Língua Morta, Setembro de 2024
Um dos maiores enxertos de porrada velha que vi dar à Psicanálise e a Freud. A primeira que li, já lá vão anos muitos e à qual aderi completamente, foi a leitura ainda muito incipiente, porque quase adolescente, do «Anti-Édipo» de Deleuze e Guattari. Mas deixem a pancadaria em paz e desculpem o vernáculo; esta esfrega é feita com uma elegância e mestria raros num livro que se debruça sobre a matéria de que são feitos o sono e o sonho. É como se a poesia de Herberto Helder se aliasse a um monge japonês de artes marciais personificado num filme de Tarantino. Paulo Bugalho lê-se com agrado e entusiasmo crescentes, acreditem.
Do sono REM (Rapid Eye Movements) e ao NREM durante o sono, até aos variados tipos de sonhos que temos, lembrando-nos ou não deles (ai a culpa! ai o charuto!, ai o triângulo papá e a mamã, 'mais eu'!, como analisaria o doutor austríaco) até à literatura, ao cinema, à filosofia e à história clássica, entramos como convidados para um livro que educadamente nos demonstra a possibilidade de o sonho ser parte integrante e tangível de nós próprios, mesmo com a presença incontornável do onírico. E isto por quem sabe muito bem do que fala e que o leitor pressente, pois claro. Não é para todos, porque Paulo Bugalho sabe escrever bem, afastando-se da parafernália académica. Isso só o faz quem sabe, quem pode, quem se está para as tintas para o escudo protector universitário, comum nos dias de hoje e que muitas vezes é usado para esconder fragilidades várias.

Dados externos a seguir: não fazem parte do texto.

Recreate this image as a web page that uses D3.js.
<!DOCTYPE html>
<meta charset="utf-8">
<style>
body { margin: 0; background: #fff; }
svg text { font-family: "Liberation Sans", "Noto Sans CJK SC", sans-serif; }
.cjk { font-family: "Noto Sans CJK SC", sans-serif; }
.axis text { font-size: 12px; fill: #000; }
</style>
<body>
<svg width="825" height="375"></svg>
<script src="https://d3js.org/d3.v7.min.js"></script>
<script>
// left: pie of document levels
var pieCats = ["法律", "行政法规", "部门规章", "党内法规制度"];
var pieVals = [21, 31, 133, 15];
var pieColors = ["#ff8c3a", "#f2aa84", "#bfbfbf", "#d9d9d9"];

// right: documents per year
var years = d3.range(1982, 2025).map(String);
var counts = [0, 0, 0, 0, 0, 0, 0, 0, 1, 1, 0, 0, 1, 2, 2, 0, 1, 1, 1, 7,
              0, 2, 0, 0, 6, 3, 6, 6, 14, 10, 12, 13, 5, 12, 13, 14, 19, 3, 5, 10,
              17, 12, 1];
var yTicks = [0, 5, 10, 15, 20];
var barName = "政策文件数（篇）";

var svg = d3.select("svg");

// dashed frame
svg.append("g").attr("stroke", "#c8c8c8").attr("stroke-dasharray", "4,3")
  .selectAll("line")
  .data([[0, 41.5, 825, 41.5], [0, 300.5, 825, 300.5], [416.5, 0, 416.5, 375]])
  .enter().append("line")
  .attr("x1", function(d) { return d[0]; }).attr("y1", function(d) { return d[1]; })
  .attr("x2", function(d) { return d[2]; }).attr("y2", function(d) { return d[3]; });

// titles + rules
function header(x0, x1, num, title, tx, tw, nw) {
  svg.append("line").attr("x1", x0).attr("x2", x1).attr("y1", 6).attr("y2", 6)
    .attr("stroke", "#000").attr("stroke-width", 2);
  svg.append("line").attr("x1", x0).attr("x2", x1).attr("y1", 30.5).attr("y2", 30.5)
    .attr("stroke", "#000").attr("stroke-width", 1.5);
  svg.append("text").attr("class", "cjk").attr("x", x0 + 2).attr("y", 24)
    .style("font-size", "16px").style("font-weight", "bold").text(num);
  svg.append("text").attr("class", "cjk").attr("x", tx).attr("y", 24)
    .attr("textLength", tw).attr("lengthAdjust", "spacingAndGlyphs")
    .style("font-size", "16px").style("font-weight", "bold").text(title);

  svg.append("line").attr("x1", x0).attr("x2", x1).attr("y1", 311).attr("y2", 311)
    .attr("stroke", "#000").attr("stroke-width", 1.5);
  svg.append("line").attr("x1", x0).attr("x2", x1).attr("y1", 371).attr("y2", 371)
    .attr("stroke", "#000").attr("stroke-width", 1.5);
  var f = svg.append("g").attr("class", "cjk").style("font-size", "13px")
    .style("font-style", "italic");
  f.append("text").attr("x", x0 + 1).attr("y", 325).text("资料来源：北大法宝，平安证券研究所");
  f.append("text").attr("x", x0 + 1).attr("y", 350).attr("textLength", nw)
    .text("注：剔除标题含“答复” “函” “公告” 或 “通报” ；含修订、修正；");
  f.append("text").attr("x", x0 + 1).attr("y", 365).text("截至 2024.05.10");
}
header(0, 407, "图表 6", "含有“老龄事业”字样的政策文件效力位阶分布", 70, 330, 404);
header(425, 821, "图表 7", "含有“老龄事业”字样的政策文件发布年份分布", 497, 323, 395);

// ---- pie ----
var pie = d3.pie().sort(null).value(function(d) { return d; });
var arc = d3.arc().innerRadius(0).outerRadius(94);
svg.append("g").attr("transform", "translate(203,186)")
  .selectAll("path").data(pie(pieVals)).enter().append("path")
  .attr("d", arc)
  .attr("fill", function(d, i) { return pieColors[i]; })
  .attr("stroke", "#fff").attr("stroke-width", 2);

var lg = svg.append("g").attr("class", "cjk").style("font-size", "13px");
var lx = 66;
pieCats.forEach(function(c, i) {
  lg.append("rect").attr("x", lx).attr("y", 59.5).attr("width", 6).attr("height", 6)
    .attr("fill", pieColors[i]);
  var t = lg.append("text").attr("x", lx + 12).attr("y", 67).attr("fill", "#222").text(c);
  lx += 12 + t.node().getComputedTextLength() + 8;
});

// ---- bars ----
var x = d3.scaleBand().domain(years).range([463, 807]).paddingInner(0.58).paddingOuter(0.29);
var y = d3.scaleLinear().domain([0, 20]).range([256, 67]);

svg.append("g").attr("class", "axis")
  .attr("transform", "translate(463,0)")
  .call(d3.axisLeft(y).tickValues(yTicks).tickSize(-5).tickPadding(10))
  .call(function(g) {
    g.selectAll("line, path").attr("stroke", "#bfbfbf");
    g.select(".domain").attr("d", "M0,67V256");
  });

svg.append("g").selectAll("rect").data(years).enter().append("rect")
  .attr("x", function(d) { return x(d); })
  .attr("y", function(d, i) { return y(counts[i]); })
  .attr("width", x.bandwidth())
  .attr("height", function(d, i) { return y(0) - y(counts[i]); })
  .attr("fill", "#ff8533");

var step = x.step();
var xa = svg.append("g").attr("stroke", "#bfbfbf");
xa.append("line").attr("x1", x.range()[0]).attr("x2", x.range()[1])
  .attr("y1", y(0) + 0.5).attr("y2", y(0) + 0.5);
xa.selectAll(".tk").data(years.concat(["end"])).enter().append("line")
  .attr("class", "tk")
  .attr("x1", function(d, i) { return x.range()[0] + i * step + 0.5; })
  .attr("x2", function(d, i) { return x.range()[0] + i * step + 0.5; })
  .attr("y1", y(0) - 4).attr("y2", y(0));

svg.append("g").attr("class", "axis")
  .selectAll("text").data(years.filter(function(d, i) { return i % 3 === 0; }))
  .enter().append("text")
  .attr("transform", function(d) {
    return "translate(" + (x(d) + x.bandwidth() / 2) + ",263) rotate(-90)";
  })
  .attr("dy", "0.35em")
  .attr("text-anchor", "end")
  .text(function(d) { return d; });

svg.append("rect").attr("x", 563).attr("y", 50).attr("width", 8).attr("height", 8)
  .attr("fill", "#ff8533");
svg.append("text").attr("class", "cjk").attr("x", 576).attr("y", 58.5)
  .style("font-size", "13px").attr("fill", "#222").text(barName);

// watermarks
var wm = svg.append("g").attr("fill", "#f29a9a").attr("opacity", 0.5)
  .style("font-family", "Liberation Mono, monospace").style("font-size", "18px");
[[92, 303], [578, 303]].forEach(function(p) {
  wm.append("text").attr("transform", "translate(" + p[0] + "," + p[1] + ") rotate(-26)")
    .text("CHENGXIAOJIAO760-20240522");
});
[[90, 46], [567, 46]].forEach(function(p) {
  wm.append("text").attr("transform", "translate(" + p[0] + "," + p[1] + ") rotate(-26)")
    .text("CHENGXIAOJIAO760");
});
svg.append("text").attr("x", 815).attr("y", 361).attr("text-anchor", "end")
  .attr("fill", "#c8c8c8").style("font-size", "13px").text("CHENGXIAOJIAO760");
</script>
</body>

E sim, entre muitos outros vossos conhecidos e que vos acompanham, há Rilke, Allen, Zweig, Mann, Helder, Cesariny, Tsvietaieva (dela eu só conhecia «O Poeta e o Tempo», publicado pela Hiena), Tolstoi, Montaigne, Shakespeare, Proust (com uma referência privada às madalenas), Ariosto, Guimarães Rosa. Facto que vos trago aqui é a estória que é descrita sobre a relação que adivinharíamos entusiasmante entre Freud e os Surrealistas cujas artes segui com interesse e que se apoiaram nas teses do monstro da psicanálise: deram-se mal, como é mais que óbvio. A coisa acabou em divórcio entre Breton e mais tarde com Dali. Não deu a junção do automatismo da escrita poética com a análise doutoral. E aparecem todos juntos? É evidente que não, pelas razões que já apresentei atrás que, repito-o, são chamados por Paulo Bugalho com critério e em capítulos que demonstram uma síntese notável do autor. Deixo-vos, só para levantar o véu, com um pequeno trecho do capítulo «O Melhor Duplo» que deu o título ao livro:
«A verdade última, leitor, é que, para aquele que somos na vigília, o futuro do sonho é esquecimento. Ficamos alarmados com as imagens que nos chegam ao acordar, confusos com a certeira bizarria dessas histórias, fascinados com esse descarnar da ligação entre o mundo mental e a existência terrena, entre a vida que é vivida e a vida que é pensada. Colocamos o sonho no altar, adoramo-lo como a um deus que nós próprios fôssemos, imaginamos a nossa figura multiplicada por dimensões incalculáveis, expandida e nessa expansão tornada por completo, amavelmente, indecifrável. (...)» Queremos uma resposta? Pois é: o problema (se é que o chega a ser) é que temos de contar com a amnésia, diz Paulo Bugalho. E essa amnésia, frustrante porque impossível e óbvia de ser estudada, é que «das oito horas de sono que compõem uma noite, quase cinco contêm sonhos. Contudo, o total de que um bom sonhador se lembrará num ano será apenas de dezoito horas.»
Que este livro vos dê bons sonos, sonhos e, já agora, boas vigílias.